With oak trees and more than a half-dozen fruit trees in our yard, we battle hungry squirrels for fruit every year. Nature won while we slowly developed a design to protect our fruit trees from the ravages of squirrels. This year we were finally successful.
We like eating fruits and vegetables, but oak trees simply have squirrels. Our Santa Clara Valley has an amazing climate for growing fruits and vegetables. “Until the 1960s it was the largest fruit production and packing region in the world with 39 canneries.”
Squirrels are pests, pure and simple, active and eating whatever they can. We try to protect our fruits and vegetables from them, but they usually win. Two sets of squirrels live in our yard: black squirrels in the coast live oak (quercus agrifolia) in the back yard, and grey squirrels in the front oak trees.
The past few days we noticed a tiny black squirrel eating on the ground, burying its head in the mulch and keeping it down. Most squirrels grab food and scamper to the safety of a rock or fence top to enjoy their booty. At least, that’s the behavior of squirrels that live to maturity.
Yesterday, we noticed two small squirrels on the ground at the same time. Here they’re huddled among giant chain ferns (woodwardia fimbriata) under an oak tree. To provide a sense of scale, the leaves of the coast live oak are 2-7 cm long. With the drought, leaf fall is heavier than normal, and most leaves are at the small end.

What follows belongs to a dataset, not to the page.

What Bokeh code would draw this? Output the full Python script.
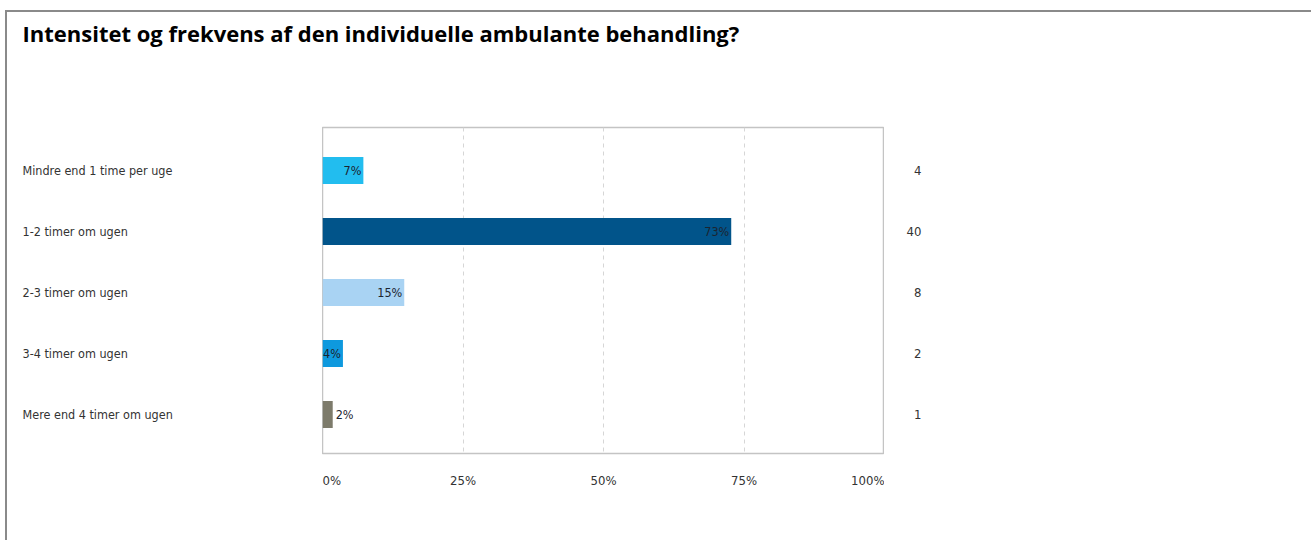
from bokeh.plotting import figure
from bokeh.models import Range1d, FixedTicker, ColumnDataSource
from bokeh.layouts import column, row
from bokeh.embed import file_html
from bokeh.resources import INLINE
from bokeh.core.properties import value

title_text = "Intensitet og frekvens af den individuelle ambulante behandling?"
categories = ["Mindre end 1 time per uge", "1-2 timer om ugen", "2-3 timer om ugen",
              "3-4 timer om ugen", "Mere end 4 timer om ugen"]
counts = [4, 40, 8, 2, 1]
colors = ["#22BDEF", "#01548A", "#A9D3F3", "#0E99DE", "#7D7B6B"]
tick_values = [0, 25, 50, 75, 100]
tick_labels = ["0%", "25%", "50%", "75%", "100%"]

total = sum(counts)
pct = [c / total * 100 for c in counts]
pct_labels = [f"{round(v)}%" for v in pct]
ys = list(range(len(categories)))

NARROW = "DejaVu Sans Condensed, Liberation Sans Narrow, sans-serif"
LBL_SIZE = "12.5px"
TICK_SIZE = "13px"

W = 1304
TITLE_H = 60
ROW_H = 468
LEFT_W, MAIN_W = 315, 562
RIGHT_W = W - LEFT_W - MAIN_W
TOP_B, BOT_B = 55, 87

y_range = Range1d(4.64, -0.705)


def bare(fig):
    fig.axis.visible = False
    fig.grid.visible = False
    fig.outline_line_color = None
    fig.background_fill_color = "white"
    fig.border_fill_color = "white"
    return fig


# title
tf = bare(figure(width=W, height=TITLE_H, output_backend="svg", toolbar_location=None,
                 x_range=Range1d(0, W), y_range=Range1d(0, TITLE_H), min_border=0))
tf.text(x=[15], y=[40], text=[title_text], text_align="left", text_baseline="alphabetic",
        text_font=value("Open Sans"), text_font_style="bold", text_font_size="22px",
        text_color="#000000")

src = ColumnDataSource(dict(y=ys, right=pct, color=colors, cat=categories,
                            cnt=[str(c) for c in counts], lab=pct_labels))

# left: category labels
lf = bare(figure(width=LEFT_W, height=ROW_H, output_backend="svg", toolbar_location=None,
                 x_range=Range1d(0, LEFT_W), y_range=y_range, min_border_left=0,
                 min_border_right=0, min_border_top=TOP_B, min_border_bottom=BOT_B))
lf.text(x=15, y="y", text="cat", source=src, text_align="left", text_baseline="middle",
        text_font=value(NARROW), text_font_size=LBL_SIZE, text_color="#333333")

# main bars
p = figure(width=MAIN_W, height=ROW_H, output_backend="svg", toolbar_location=None,
           x_range=Range1d(0, 100), y_range=y_range, min_border_left=0,
           min_border_right=0, min_border_top=TOP_B, min_border_bottom=BOT_B)
p.outline_line_color = "#C4C4C4"
p.outline_line_width = 1.5
p.background_fill_color = "white"
p.border_fill_color = "white"
p.hbar(y="y", left=0, right="right", height=0.44, fill_color="color",
       line_color=None, source=src)

inside = [i for i, v in enumerate(pct) if v >= 3]
outside = [i for i, v in enumerate(pct) if v < 3]
p.text(x=[pct[i] for i in inside], y=[ys[i] for i in inside],
       text=[pct_labels[i] for i in inside], text_align="right",
       text_baseline="middle", x_offset=-2, text_font=value(NARROW),
       text_font_size=LBL_SIZE, text_color="#1c2430")
p.text(x=[pct[i] for i in outside], y=[ys[i] for i in outside],
       text=[pct_labels[i] for i in outside], text_align="left",
       text_baseline="middle", x_offset=3, text_font=value(NARROW),
       text_font_size=LBL_SIZE, text_color="#1c2430")

p.yaxis.visible = False
p.ygrid.visible = False
xa = p.xaxis[0]
xa.ticker = FixedTicker(ticks=tick_values)
xa.major_label_overrides = {t: l for t, l in zip(tick_values, tick_labels)}
xa.axis_line_color = None
xa.major_tick_line_color = None
xa.minor_tick_line_color = None
xa.major_label_standoff = 13
xa.major_label_text_font = NARROW
xa.major_label_text_font_size = TICK_SIZE
xa.major_label_text_color = "#333333"
p.xgrid.ticker = FixedTicker(ticks=tick_values[1:-1])
p.xgrid.grid_line_color = "#D6D6D6"
p.xgrid.grid_line_dash = "4 4"

# right: counts
rf = bare(figure(width=RIGHT_W, height=ROW_H, output_backend="svg", toolbar_location=None,
                 x_range=Range1d(0, RIGHT_W), y_range=y_range, min_border_left=0,
                 min_border_right=0, min_border_top=TOP_B, min_border_bottom=BOT_B))
rf.text(x=37, y="y", text="cnt", source=src, text_align="right", text_baseline="middle",
        text_font=value(NARROW), text_font_size=TICK_SIZE, text_color="#333333")

layout = column(tf, row(lf, p, rf, spacing=0), spacing=0, margin=(10, 0, 0, 5),
                styles={"border-left": "2px solid #8A8A8A",
                        "border-top": "2px solid #8A8A8A"})

open("out.html", "w").write(file_html(layout, INLINE))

The oaks and ferns are California native plants.
One of the squirrels scampered out. The babies are cute, even if they are pests.
I used a 100-400 mm lens at 400 mm on a crop-frame camera, in order to give them some space.

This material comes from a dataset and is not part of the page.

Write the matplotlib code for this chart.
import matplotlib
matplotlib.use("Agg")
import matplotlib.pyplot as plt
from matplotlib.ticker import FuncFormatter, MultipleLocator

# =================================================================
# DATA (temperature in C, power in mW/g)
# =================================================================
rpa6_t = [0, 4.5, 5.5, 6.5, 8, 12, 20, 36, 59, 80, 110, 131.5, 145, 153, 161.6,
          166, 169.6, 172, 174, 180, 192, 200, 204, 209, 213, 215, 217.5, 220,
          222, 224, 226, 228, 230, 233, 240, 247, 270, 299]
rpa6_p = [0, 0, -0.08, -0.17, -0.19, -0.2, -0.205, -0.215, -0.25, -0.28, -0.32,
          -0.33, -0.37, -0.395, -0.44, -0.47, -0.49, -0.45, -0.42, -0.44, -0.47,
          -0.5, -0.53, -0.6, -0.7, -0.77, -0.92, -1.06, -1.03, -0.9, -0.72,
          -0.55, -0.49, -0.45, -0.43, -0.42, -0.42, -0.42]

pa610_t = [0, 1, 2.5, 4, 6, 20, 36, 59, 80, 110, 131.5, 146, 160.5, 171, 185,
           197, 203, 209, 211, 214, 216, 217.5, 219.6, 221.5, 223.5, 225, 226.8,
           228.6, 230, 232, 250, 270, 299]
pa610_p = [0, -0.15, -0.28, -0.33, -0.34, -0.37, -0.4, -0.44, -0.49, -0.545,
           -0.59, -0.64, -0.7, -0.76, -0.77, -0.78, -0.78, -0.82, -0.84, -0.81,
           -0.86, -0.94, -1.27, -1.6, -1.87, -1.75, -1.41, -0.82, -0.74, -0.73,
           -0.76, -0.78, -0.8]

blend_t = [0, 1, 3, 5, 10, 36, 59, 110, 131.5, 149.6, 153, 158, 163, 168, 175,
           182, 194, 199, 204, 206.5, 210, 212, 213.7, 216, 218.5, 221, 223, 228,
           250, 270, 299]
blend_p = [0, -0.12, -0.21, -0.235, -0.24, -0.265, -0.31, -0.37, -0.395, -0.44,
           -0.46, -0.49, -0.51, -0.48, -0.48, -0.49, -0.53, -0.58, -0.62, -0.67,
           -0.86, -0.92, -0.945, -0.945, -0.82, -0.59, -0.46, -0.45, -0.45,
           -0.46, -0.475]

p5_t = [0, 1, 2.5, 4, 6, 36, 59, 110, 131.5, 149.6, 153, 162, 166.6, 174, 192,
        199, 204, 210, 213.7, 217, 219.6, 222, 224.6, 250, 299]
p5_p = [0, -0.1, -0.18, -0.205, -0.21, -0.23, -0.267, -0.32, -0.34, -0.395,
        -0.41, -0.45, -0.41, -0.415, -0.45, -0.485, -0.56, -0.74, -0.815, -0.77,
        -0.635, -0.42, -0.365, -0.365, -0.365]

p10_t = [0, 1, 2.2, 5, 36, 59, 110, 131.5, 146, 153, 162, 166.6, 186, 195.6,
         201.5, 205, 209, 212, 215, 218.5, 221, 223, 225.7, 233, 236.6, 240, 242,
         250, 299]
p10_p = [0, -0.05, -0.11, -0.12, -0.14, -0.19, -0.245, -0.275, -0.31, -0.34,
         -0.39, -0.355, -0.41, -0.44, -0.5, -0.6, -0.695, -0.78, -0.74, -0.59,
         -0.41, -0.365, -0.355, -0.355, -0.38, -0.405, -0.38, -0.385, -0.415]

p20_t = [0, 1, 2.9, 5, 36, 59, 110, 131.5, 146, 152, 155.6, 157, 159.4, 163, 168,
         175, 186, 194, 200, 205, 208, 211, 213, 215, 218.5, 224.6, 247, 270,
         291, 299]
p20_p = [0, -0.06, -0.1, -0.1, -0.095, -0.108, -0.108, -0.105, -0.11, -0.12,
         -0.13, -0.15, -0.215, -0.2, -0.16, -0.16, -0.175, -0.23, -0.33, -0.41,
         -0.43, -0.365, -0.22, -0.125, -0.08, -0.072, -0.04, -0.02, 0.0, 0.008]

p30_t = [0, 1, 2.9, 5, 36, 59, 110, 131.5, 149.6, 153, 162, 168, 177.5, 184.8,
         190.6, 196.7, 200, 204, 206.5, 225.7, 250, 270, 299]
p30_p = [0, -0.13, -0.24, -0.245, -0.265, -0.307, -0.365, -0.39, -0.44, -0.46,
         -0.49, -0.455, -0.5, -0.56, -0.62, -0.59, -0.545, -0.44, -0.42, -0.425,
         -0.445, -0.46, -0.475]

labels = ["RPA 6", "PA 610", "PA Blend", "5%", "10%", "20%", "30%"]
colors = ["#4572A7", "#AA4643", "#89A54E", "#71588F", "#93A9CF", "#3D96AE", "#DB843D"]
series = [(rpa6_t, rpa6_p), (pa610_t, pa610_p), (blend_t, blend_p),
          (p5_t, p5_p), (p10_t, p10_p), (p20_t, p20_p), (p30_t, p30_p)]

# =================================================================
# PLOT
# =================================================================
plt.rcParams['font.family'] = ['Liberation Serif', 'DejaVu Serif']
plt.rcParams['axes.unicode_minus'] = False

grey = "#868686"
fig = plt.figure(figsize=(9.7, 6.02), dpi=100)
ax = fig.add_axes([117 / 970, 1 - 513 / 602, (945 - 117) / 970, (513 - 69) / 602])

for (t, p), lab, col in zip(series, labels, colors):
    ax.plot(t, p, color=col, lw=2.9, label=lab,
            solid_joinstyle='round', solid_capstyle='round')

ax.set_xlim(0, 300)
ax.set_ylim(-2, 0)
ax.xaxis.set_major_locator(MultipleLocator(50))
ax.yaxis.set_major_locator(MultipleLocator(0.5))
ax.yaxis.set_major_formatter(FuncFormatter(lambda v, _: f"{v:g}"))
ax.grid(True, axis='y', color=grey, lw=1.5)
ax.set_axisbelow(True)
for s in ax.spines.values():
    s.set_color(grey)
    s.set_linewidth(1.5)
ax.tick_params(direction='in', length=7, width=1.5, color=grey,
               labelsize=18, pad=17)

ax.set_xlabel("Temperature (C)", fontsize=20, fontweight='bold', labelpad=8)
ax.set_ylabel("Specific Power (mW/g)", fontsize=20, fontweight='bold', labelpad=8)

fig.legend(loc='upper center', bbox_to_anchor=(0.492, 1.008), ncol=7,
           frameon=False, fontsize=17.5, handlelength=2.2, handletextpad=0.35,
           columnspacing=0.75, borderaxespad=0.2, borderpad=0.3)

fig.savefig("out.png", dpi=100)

Today we made jam with blenheim apricots, our favorite variety of apricot. The blenheim apricot is juicy, has a full, fruity flavor, and splits easily. Other varieties ripen earlier, but they’re starchy, with less juice and flavor than the blenheim.
We haven’t made apricot jam in years because we didn’t have blenheim apricots. We found a local source of blenheim apricots this year. Our town’s orchard, a ten-minute walk from our home, grows apricots. The produce stand across the street from the orchard sells the apricots. We bought a case and made apricot jam. 🙂
Fifty years ago, our county, Santa Clara County, was California’s second-highest agricultural county, with orchards of blenheim apricots and other fruits. In the summer, people would cut ‘cots to dry in the sun. Today, the orchards are gone, bulldozed to make room for the houses, roads, and office buildings of Silicon Valley.
In our backyard we have fruit trees, including a blenheim apricot, of course. Five years old, this is the first year the tree has borne fruit. Our apple and pluot trees also took this long to bear fruit, so perhaps this is normal.
Below is a picture of our apricot tree with a PVC structure and net to keep squirrels and birds from the fruit. It worked well until today. The green leaves on the ground are from the squirrels. There’s not much fruit on the tree now — we picked most of it before the squirrels got the rest of the fruit.
This morning a squirrel ran on the fence with a fruit in its mouth. It stopped on the fence in the shade of an oak tree, to eat the fruit. Where did the fruit come from? We watched the squirrel finish the fruit and leave the pit on fence top. The squirrel slowly walked along the fence, climbed down to the net around the apricot tree, and then darted up the apricot tree!
We ran out and chased the squirrel away. The squirrel had chewed a hole in the net. The fruit the squirrel was eating was from our apricot tree! Earlier in the morning, a squirrel had found an opening under the net and eaten several apricots. We scared it away and sealed the hole. But we now learned that squirrels can chew a hole in the net. So we picked most of the apricots.
Here’s a similar structure and net around our pluot tree. (A pluot is a cross between a plum and an apricot.) The oak tree is in the background.
A net surrounds the pluot tree. The net is held up by a structure built with PVC pipe and plumbing fittings. Without the structure, the net would hang on the tree and damage new growth. This design worked well until today:
3/4″ schedule 40 PVC pipe (12 lengths). The schedule 40 pipe is built to withstand water pressure, so it’s stronger and thicker than other PVC pipe.
PVC (polyvinyl chloride) fittings for the corners (8 corners). The PVC is commonly used for water pipes and garden sprinklers.
Twine trusses. The twine forms an X on each vertical face, to keep the structure rigid. If the twine stretches, tighten the twine.
Netting over the structure
Earlier designs were simpler, but the structure swayed and fell apart in the wind. We don’t glue the PVC, in order to reuse the pieces and store them for the winter.
This year we are again growing San Marzano plum tomatoes, which are excellent for pasta sauce and pizza. In past years the squirrels love San Marzano tomatoes — the plum tomato is just right size for a squirrel to pick, run up the fence with, and hold with the front paws while eating. So we will reuse the PVC and net to cage the tomatoes when the squirrels start eating the tomatoes.